Les propos du ministre du Logement, Julien Denormandie, qui assurait hier dans les pages du quotidien « La Croix » que les places d’hébergement ouvertes pendant le confinement seront maintenues « tant que des solutions alternatives ne seront pas trouvées », n’ont pas rassuré les associations qui redoutent que la crise sanitaire ne se transforme en « crise humanitaire ».
Un effort « significatif » de l’État
Réunies dans le Collectif des Associations Unies (CAU), 39 associations spécialisées dans le logement et la gestion des centres d’hébergement craignent que l’effort « significatif » de l’État pendant la crise pour mettre à l’abri les populations à la rue ou mal logées et celles risquant une expulsion, ne se heurte à une offre de logements trop faible pour répondre à l’ampleur de la demande.
Pendant le confinement, la trêve hivernale, qui interdit les expulsions locatives, a été prolongée et plus de 20 000 places d’hébergement sont venues compléter l’offre proposée chaque hiver. Au total, près de 180 000 places ont été mises à disposition.
Des centres dits de « desserrement » ont été également ouverts, sur tout le territoire, pour permettre l’isolement et la prise en charge médicale des cas de Covid-19 ne nécessitant pas d’hospitalisation. Ces centres « sont restés aux trois quarts vides », indique Florent Guéguen, directeur général de la Fédération des acteurs de la solidarité (FAS).
Des squats, campements ou bidonvilles ont vu leurs conditions s’améliorer avec la création de points d’eau et l’organisation du ramassage des déchets. En parallèle, une enveloppe de 39 millions d’euros a été débloquée en avril pour les associations qui assurent un service d’aide alimentaire auprès des plus précaires. Une nouvelle enveloppe de 50 millions a été annoncée le 1er juillet par la secrétaire d’État auprès du ministre de la Santé, Christelle Dubos.
L’effort de l’État est salué par le CAU. Les appels au 115 (numéro d'urgence pour les places d’hébergement) ont chuté de « presque 70 % » par rapport à la même période l'an dernier, selon Florent Guéguen. « Ça montre qu'il n'y a pas de fatalité au sans-abrisme », poursuit-il.
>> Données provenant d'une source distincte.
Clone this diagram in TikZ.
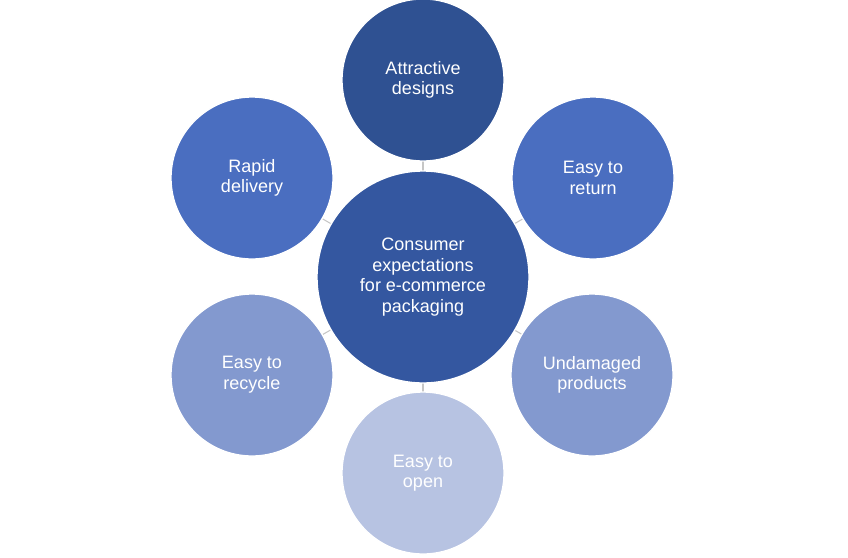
\documentclass[tikz,border=0pt]{standalone}
\usepackage{fontspec}
\setmainfont{Liberation Sans}
\definecolor{cTop}{HTML}{2F5192}
\definecolor{cCen}{HTML}{3457A0}
\definecolor{cMid}{HTML}{4A6EC0}
\definecolor{cLight}{HTML}{8399CF}
\definecolor{cPale}{HTML}{B7C3E2}
\begin{document}
\begin{tikzpicture}[x=0.75pt,y=-0.75pt,
  bub/.style={circle,draw=white,line width=1pt,text=white,align=center,font=\fontsize{13.5}{15.5}\selectfont,inner sep=0pt,minimum size=162*0.75pt},
  link/.style={draw=gray!45,line width=0.8pt}]
\useasboundingbox (0,0) rectangle (848,557);
\coordinate (cc) at (423,277);
\foreach \n/\x/\y in {a/423/80,b/593/178,c/592/375,d/423/473,e/252/375,f/252/178}
  \draw[link] (cc) -- (\x,\y);
\node[bub,fill=cTop] (a) at (423,80) {Attractive\\designs};
\node[bub,fill=cMid] (b) at (593,178) {Easy to\\return};
\node[bub,fill=cLight] (c) at (592,375) {Undamaged\\products};
\node[bub,fill=cPale] (d) at (423,473) {Easy to\\open};
\node[bub,fill=cLight] (e) at (252,375) {Easy to\\recycle};
\node[bub,fill=cMid] (f) at (252,178) {Rapid\\delivery};
\node[bub,fill=cCen,minimum size=212*0.75pt] (cen) at (cc) {Consumer\\expectations\\for e-commerce\\packaging};
\end{tikzpicture}
\end{document}
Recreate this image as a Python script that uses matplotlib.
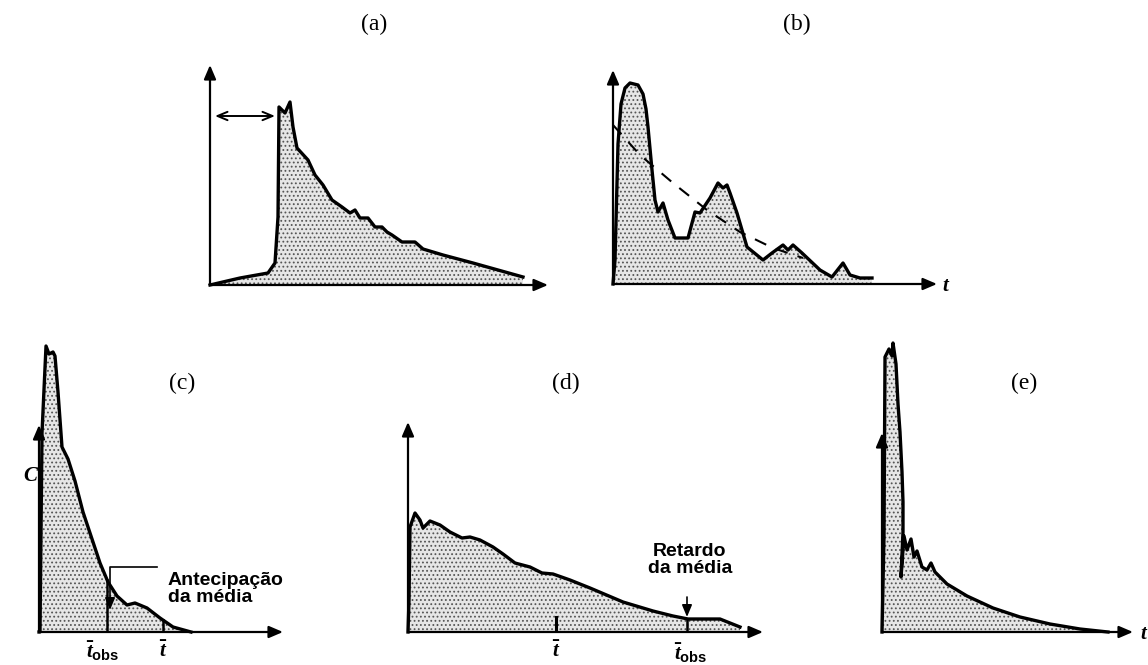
import numpy as np
import matplotlib
matplotlib.use('Agg')
import matplotlib.pyplot as plt

# curves (arbitrary units, origin at each axis corner)
t_a = [0, 30, 58, 65, 68, 69, 75, 80, 83, 87, 98, 105, 113, 122, 132, 140, 145, 150,
       158, 165, 172, 177, 182, 192, 205, 213, 233, 263, 313]
c_a = [0, 7, 12, 22, 68, 178, 172, 183, 158, 137, 125, 110, 100, 85, 78, 72, 75, 67,
       67, 58, 58, 53, 50, 43, 43, 36, 30, 22, 8]
lag_a = (5, 65, 169)  # double arrow: t from, t to, height

t_b = [0, 2, 5, 8, 12, 17, 25, 30, 33, 35, 39, 42, 45, 50, 55, 62, 75, 82, 87, 97, 105, 110,
       114, 117, 124, 134, 150, 159, 170, 175, 180, 189, 207, 219, 230, 237, 247, 259]
c_b = [0, 24, 140, 180, 196, 201, 199, 190, 175, 157, 114, 84, 72, 81, 64, 46, 46, 72, 71, 86,
       101, 96, 99, 91, 71, 37, 24, 31, 39, 34, 39, 31, 14, 7, 21, 9, 6, 6]
t_b_ideal = [0, 27, 60, 94, 127, 160, 190]
c_b_ideal = [159, 129, 101, 74, 52, 36, 26]

t_c = [0, 1, 3, 7, 10, 14, 16, 19, 23, 29, 36, 44, 53, 61, 69, 78, 88, 96, 108, 121, 134, 152]
c_c = [0, 0, 199, 286, 278, 280, 276, 240, 185, 173, 151, 120, 93, 69, 50, 36, 27, 29, 24, 14, 5, 0]
tbar_obs_c, tbar_c = 68, 124

t_d = [0, 1, 2, 7, 12, 15, 22, 32, 42, 54, 62, 72, 85, 95, 107, 122, 134, 145, 162, 182,
       215, 245, 265, 280, 312, 332]
c_d = [0, 32, 105, 119, 112, 104, 111, 107, 100, 94, 95, 92, 85, 78, 69, 65, 59, 58, 52, 44,
       30, 21, 16, 13, 13, 5]
tbar_d, tbar_obs_d = 148, 279

t_e = [0, 2, 3, 7, 10, 11, 14, 16, 18, 20, 21, 21, 19, 22, 25, 29, 32, 35, 40, 45, 49, 53,
       65, 85, 111, 138, 168, 198, 226]
c_e = [0, 96, 275, 283, 276, 289, 268, 228, 200, 160, 130, 100, 55, 96, 82, 93, 75, 81, 65,
       62, 69, 60, 48, 36, 24, 15, 8, 3, 0]

W, H = 1148, 665
plt.rcParams['hatch.linewidth'] = 0.8
plt.rcParams['mathtext.fontset'] = 'custom'
plt.rcParams['mathtext.it'] = 'Liberation Serif:italic:bold'
plt.rcParams['mathtext.rm'] = 'Liberation Sans:bold'
fig = plt.figure(figsize=(W / 100, H / 100), dpi=100)

serif = 'Liberation Serif'
sans = 'Liberation Sans'


def panel(ox, oy, xend, ytop):
    ax = fig.add_axes([ox / W, 1 - oy / H, (xend - ox) / W, (oy - ytop) / H])
    ax.set_xlim(0, xend - ox)
    ax.set_ylim(0, oy - ytop)
    ax.axis('off')
    head = dict(arrowstyle='-|>,head_length=0.7,head_width=0.3', lw=1.6, color='k',
                shrinkA=0, shrinkB=0, mutation_scale=12)
    ax.annotate('', xy=(xend - ox, 0), xytext=(0, 0), arrowprops=head, annotation_clip=False)
    ax.annotate('', xy=(0, oy - ytop), xytext=(0, 0), arrowprops=head, annotation_clip=False)
    return ax


def curve(ax, t, c):
    t = np.asarray(t, float)
    c = np.asarray(c, float)
    ax.fill(np.r_[t, t[-1], t[0]], np.r_[c, 0, 0], facecolor='#e6e6e6', edgecolor='#555555',
            hatch='....', lw=0, clip_on=False, zorder=1)
    ax.plot(t, c, color='k', lw=2.4, solid_joinstyle='round', clip_on=False, zorder=3)


def title(x, y, s):
    fig.text(x / W, 1 - y / H, s, ha='center', va='center', family=serif, fontsize=17)


# (a)
ax = panel(210, 285, 548, 65)
curve(ax, t_a, c_a)
ax.annotate('', xy=(lag_a[0], lag_a[2]), xytext=(lag_a[1], lag_a[2]),
            arrowprops=dict(arrowstyle='<->,head_length=0.6,head_width=0.25', lw=1.4,
                            color='k', shrinkA=0, shrinkB=0, mutation_scale=12))
title(374, 24, '(a)')

# (b)
ax = panel(613, 284, 937, 70)
curve(ax, t_b, c_b)
ax.plot(t_b_ideal, c_b_ideal, color='k', lw=1.5, ls=(0, (6, 5)), zorder=4)
ax.text(332, -2, 't', style='italic', weight='bold', family=serif, fontsize=15,
        va='center', ha='center')
title(797, 24, '(b)')

# (c)
ax = panel(39, 632, 283, 425)
curve(ax, t_c, c_c)
ax.plot([tbar_obs_c, tbar_obs_c], [0, np.interp(tbar_obs_c, t_c, c_c)], color='k', lw=1.8)
ax.plot([tbar_c, tbar_c], [0, np.interp(tbar_c, t_c, c_c)], color='k', lw=1.8)
ax.plot([72, 118], [65, 65], color='k', lw=1.2)
ax.annotate('', xy=(71, 22), xytext=(71, 65),
            arrowprops=dict(arrowstyle='-|>,head_length=0.6,head_width=0.25', lw=1.2,
                            color='k', shrinkA=0, shrinkB=0, mutation_scale=12))
ax.text(129, 43, 'Antecipação\nda média', family=sans, weight='bold', fontsize=14,
        ha='left', va='center', linespacing=1.05)
ax.text(tbar_obs_c - 4, -19, r'$\bar{t}_{\mathrm{obs}}$', fontsize=15, ha='center', va='center')
ax.text(tbar_c, -19, r'$\bar{t}$', fontsize=15, ha='center', va='center')
ax.text(-9, 156, 'C', style='italic', weight='bold', family=serif, fontsize=15,
        ha='center', va='center')
title(182, 383, '(c)')

# (d)
ax = panel(408, 632, 763, 422)
curve(ax, t_d, c_d)
ax.plot([tbar_d, tbar_d], [0, 15], color='k', lw=2.2)
ax.plot([tbar_obs_d, tbar_obs_d], [0, np.interp(tbar_obs_d, t_d, c_d)], color='k', lw=1.8)
ax.annotate('', xy=(tbar_obs_d, 15), xytext=(tbar_obs_d, 35),
            arrowprops=dict(arrowstyle='-|>,head_length=0.6,head_width=0.25', lw=1.2,
                            color='k', shrinkA=0, shrinkB=0, mutation_scale=12))
ax.text(tbar_obs_d + 3, 72, 'Retardo\nda média', family=sans, weight='bold', fontsize=14,
        ha='center', va='center', linespacing=1.05)
ax.text(tbar_d, -19, r'$\bar{t}$', fontsize=15, ha='center', va='center')
ax.text(tbar_obs_d + 4, -21, r'$\bar{t}_{\mathrm{obs}}$', fontsize=15, ha='center', va='center')
title(566, 383, '(d)')

# (e)
ax = panel(882, 632, 1133, 433)
curve(ax, t_e, c_e)
ax.text(258, -2, 't', style='italic', weight='bold', family=serif, fontsize=15,
        va='center', ha='left')
title(1024, 383, '(e)')

fig.savefig('out.png', dpi=100)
Malgré ce bilan, des SDF, souvent des hommes isolés, sont restés dans les rues des grandes métropoles. À Bordeaux, « les deux tiers des personnes rencontrées en maraude n’appellent plus le 115 », observe Florence Lamarque, directrice du Samu social de Bordeaux, qui constate également l’arrivée de nouveaux SDF, des travailleurs pauvres qui « ne veulent pas se montrer et dorment dans leur voiture ».
Si les annonces de Julien Denormandie sont bien accueillies, le CAU exprime son inquiétude : « pour que cette annonce d'aucune remise à la rue sans solution alternative soit tenue, il faut que le gouvernement annonce des créations de places assez massives », estime Florent Guéguen. Quelques 35 000 places sont aujourd’hui menacées de fermeture sans solution, sur le territoire, selon le Collectif.
Un besoin de logements « très sociaux »
L’enjeu reste de proposer des solutions de logement durables. Les dispositifs d'hébergement d'urgence étaient déjà saturés avant la crise et les logements dits « très sociaux », permettant la sortie des structures d’urgence, sont en nombre insuffisant.
À Marseille, où 600 immeubles insalubres ont été évacués à la suite de décès de plusieurs habitants dans un effondrement d’un immeuble, « la situation est catastrophique », s’alarme Florent Houdmon, de la Fondation Abbé Pierre à Marseille. À Lyon, le parc social est sous dimensionné avec « 70 000 demandeurs pour 9 000 attributions par an dans le Rhône », détaille Marion Pécout, de l'Alpil (Action par l'insertion pour le logement) de Lyon.
Le délégué général de la Fondation Abbé Pierre, Christophe Robert, estime nécessaire la construction de « 150 000 logements sociaux par an, dont 60 000 logements très sociaux ». Pour l’instant, éviter toute remise à la rue, comme s’y est engagé Julien Denormandie, « signifie que ceux qui n'ont pas été pris en charge pendant le Covid sont coincés dehors et ceux qui attendent un logement social passent au deuxième plan », déplore Marion Pécout.